“Jij nog een kopje dennennaalden thee?” Gids Dennis reikt me een mok aan over het kampvuur heen. Ik snuif de geur op van de gloeiendhete drank en verdraaid, ik ruik echt dennen. Alsof ik een kopje warme Zweedse natuur drink. En eerlijk is eerlijk: dat smaakt beter dan het klinkt.
Tekst en foto's: Marit Noorlander
De Nederlandse Dennis en zijn vrouw zijn in 2012 verhuisd van het Nederlandse Baarn naar een lieflijk dorpje in hartje Dalarna in Midden-Zweden. Inmiddels is hun huishouden uitgebreid met twee kleuters, een ren vol kippen, een poes en sinds acht weken de nieuwste aanwinst in huize Daselaar, baby Sarah.
Terwijl Sarah in de kinderwagen rondgereden wordt door moeder Annika, stippelt Dennis de route uit voor morgen. Hij verzorgt en begeleidt wildernistochten door de regio met zijn bedrijf Dalarna Outdoor. Voorzichtig nip ik aan mijn thee. “Wist je dat een portie dennennaalden ruimt 4x zoveel vitamine C bevat als 1 sinaasappel?” vertelt Dennis ondertussen. Als het over zijn passie gaat, dan zit er geen stop op. “Dat is precies wat ik zo geweldig vind aan de natuur: moet je nou kijken wat het ons allemaal geeft!” Inderdaad, zelfs de thee is hier powered by nature…
Ik tuur ingespannen naar de hemel. M’n thee is op en het is inmiddels bijna middernacht. Hoe verder we weg lopen van ons kampvuur, hoe meer we opgeslokt worden door de duisternis van het bos. Maar ook hier geldt: ‘zie de maan schijnt door de bomen’, het is volle maan. Terwijl ik geniet van het natuurverschijnsel, mompelt Dennis naast me: “Zo, dat is balen die maan”. Ik staar ‘m even verbaasd aan. Hij wijst naar de horizon in de verte: “Ja, door het felle maanlicht is het noorderlicht daar minder goed zichtbaar”. Ik wrijf even in m’n ogen. Pardon, het noorderlicht? Hier in Midden-Zweden? In augustus? “Absoluut!” zegt Dennis, “kijk maar”. Het is inderdaad bijna jammer van het felle maanlicht en de fonkelende sterrenhemel, maar ik zie het nu ook. Dunne flarden sluier die heel licht van kleur veranderen, tekenen zich af aan de horizon. Een magisch moment. “Het is hier geen Lapland natuurlijk, zo noordelijk zitten we hier niet, maar af en toe hebben we geluk!”.

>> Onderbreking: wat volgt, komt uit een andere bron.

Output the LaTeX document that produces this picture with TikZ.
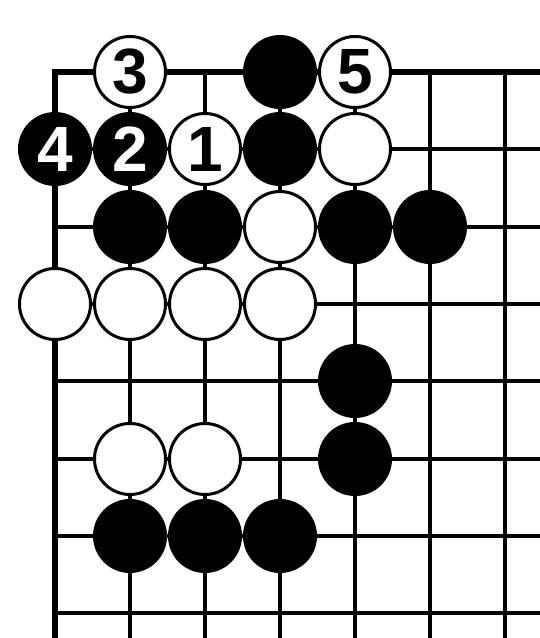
\documentclass[tikz,border=0pt]{standalone}
\usepackage{fontspec}
\setmainfont{Liberation Sans}
\begin{document}
\begin{tikzpicture}[x=1pt,y=-1pt,
  gridline/.style={line width=3.5pt, line cap=rect},
  edgeline/.style={line width=6pt},
  numfont/.style={font=\fontsize{64}{64}\selectfont\bfseries},
  bstone/.style={circle, fill=black, minimum size=74pt, inner sep=0pt, text=white, numfont},
  wstone/.style={circle, fill=white, draw=black, line width=3pt, minimum size=71pt, inner sep=0pt, text=black, numfont}]
\useasboundingbox (0,0) rectangle (540,638);
% grid
\foreach \y in {149,227,304,381,459,536,613} \draw[gridline] (55,\y) -- (545,\y);
\foreach \x in {130,205,280,355,430,505} \draw[gridline] (\x,72) -- (\x,645);
\draw[edgeline] (545,72) -- (55,72) -- (55,645);
% row 1
\node[wstone] (w3) at (130,72) {3};
\node[bstone] (b14) at (280,72) {};
\node[wstone] (w5) at (355,72) {5};
% row 2
\node[bstone] (b4) at (55,149) {4};
\node[bstone] (b2) at (130,149) {2};
\node[wstone] (w1) at (205,149) {1};
\node[bstone] (b24) at (280,149) {};
\node[wstone] (w25) at (355,149) {};
% row 3
\node[bstone] (b32) at (130,227) {};
\node[bstone] (b33) at (205,227) {};
\node[wstone] (w34) at (280,227) {};
\node[bstone] (b35) at (355,227) {};
\node[bstone] (b36) at (430,227) {};
% row 4
\node[wstone] (w41) at (55,304) {};
\node[wstone] (w42) at (130,304) {};
\node[wstone] (w43) at (205,304) {};
\node[wstone] (w44) at (280,304) {};
% row 5
\node[bstone] (b55) at (355,381) {};
% row 6
\node[wstone] (w62) at (130,459) {};
\node[wstone] (w63) at (205,459) {};
\node[bstone] (b65) at (355,459) {};
% row 7
\node[bstone] (b72) at (130,536) {};
\node[bstone] (b73) at (205,536) {};
\node[bstone] (b74) at (280,536) {};
\end{tikzpicture}
\end{document}
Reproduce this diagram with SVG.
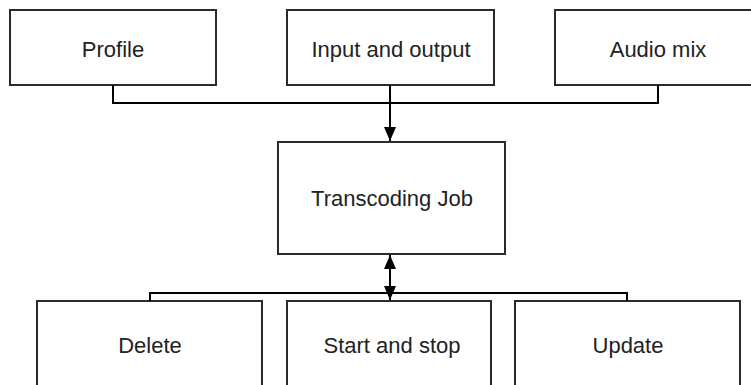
<svg xmlns="http://www.w3.org/2000/svg" width="751" height="385" viewBox="0 0 751 385">
  <style>
    .box { fill: #ffffff; stroke: #2b2b2b; stroke-width: 2; }
    .lbl { font-family: "Liberation Sans", Arial, sans-serif; font-size: 22px; fill: #222222; text-anchor: middle; }
    .wire { fill: none; stroke: #000000; stroke-width: 2; }
  </style>
  <defs>
    <marker id="ah" markerUnits="userSpaceOnUse" markerWidth="12" markerHeight="14" viewBox="0 0 12 14" refX="6" refY="14" orient="auto-start-reverse">
      <path d="M0,0 L12,0 L6,14 Z" fill="#000000" transform="rotate(0)"/>
    </marker>
    <marker id="ahv" markerUnits="userSpaceOnUse" markerWidth="14" markerHeight="12" viewBox="0 0 14 12" refX="14" refY="6" orient="auto-start-reverse">
      <path d="M0,0 L14,6 L0,12 Z" fill="#000000"/>
    </marker>
  </defs>
  <rect width="751" height="385" fill="#ffffff"/>

  <g id="profile">
    <rect class="box" x="10" y="10" width="206" height="75"/>
    <text class="lbl" x="113" y="57">Profile</text>
  </g>
  <g id="input-output">
    <rect class="box" x="287" y="10" width="207" height="75"/>
    <text class="lbl" x="391" y="57">Input and output</text>
  </g>
  <g id="audio-mix">
    <rect class="box" x="555" y="10" width="210" height="75"/>
    <text class="lbl" x="658" y="57">Audio mix</text>
  </g>
  <g id="transcoding-job">
    <rect class="box" x="278" y="142" width="227" height="112"/>
    <text class="lbl" x="392" y="206">Transcoding Job</text>
  </g>
  <g id="delete">
    <rect class="box" x="37" y="301" width="225" height="100"/>
    <text class="lbl" x="150" y="353">Delete</text>
  </g>
  <g id="start-stop">
    <rect class="box" x="287" y="301" width="204" height="100"/>
    <text class="lbl" x="392" y="353">Start and stop</text>
  </g>
  <g id="update">
    <rect class="box" x="515" y="301" width="225" height="100"/>
    <text class="lbl" x="628" y="353">Update</text>
  </g>

  <g id="connectors">
    <polyline class="wire" points="113,85 113,103 658,103 658,85"/>
    <line class="wire" x1="390" y1="85" x2="390" y2="141" marker-end="url(#ahv)"/>
    <polyline class="wire" points="150,301 150,293 627,293 627,301"/>
    <line class="wire" x1="390" y1="255" x2="390" y2="300" marker-start="url(#ahv)" marker-end="url(#ahv)"/>
  </g>
</svg>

De volgende avond zijn we te gast bij onze Sámi-gastheer Peter en z’n kudde rendieren. Vanmiddag reden we onder leiding van gids Dennis dieper Dalarna in richting Grövelsjön. De natuur is hier ruiger, de rivieren stromen woester, de bergen zijn hoger en we rijden regelmatig stapvoets dankzij een typisch Zweedse verkeersopstopping: rendieren op de weg. Het is duidelijk: we zijn in het land van de Sámi, de oorspronkelijke bewoners van het noordelijk halfrond. Hier in Dalarna leeft de meest zuidelijke stam, waaronder Peter en zijn familie.
De pan op het vuur sist kort als Peter het rendiervet laat smelten. Op het menu staat gurpi, een Sámi specialiteit. “Je zou het kunnen zien als onze variant van de hamburger” lacht Peter. Een stukje gekruid rendierengehakt omwikkeld met een laagje rendierenvet. Onze magen knorren verheugd. Slechts een klein deel van de Sámi mensen leeft nog van de rendieren, Peter is er één van. “Mijn mooiste herinneringen uit mijn jeugd zijn momenten als deze: ik lig op mijn rendierhuid naast het kampvuur en luister naar de verhalen van de volwassenen. Luisteren naar elkaar is nog steeds ons belangrijkste geschenk. Alle verhalen van de natuur moeten doorverteld blijven worden”. En dus luisteren we. Urenlang vertelt Peter over zijn cultuur, over de liefde voor de rendieren, over de intense verwantschap met de natuur en over het ruige leven buiten in de bergen.
We liggen comfortabel in de tent waar het vuurtje rustig smeult. Langzaam soes ik weg in m’n slaapzak. Zó moet Peter zich gevoeld hebben in zijn jonge jaren na een lange dag in de buitenlucht: intens tevreden. Ik kijk nu alweer uit naar de nieuwe dag in Dalarna. Inclusief een beker warme dennennaalden thee.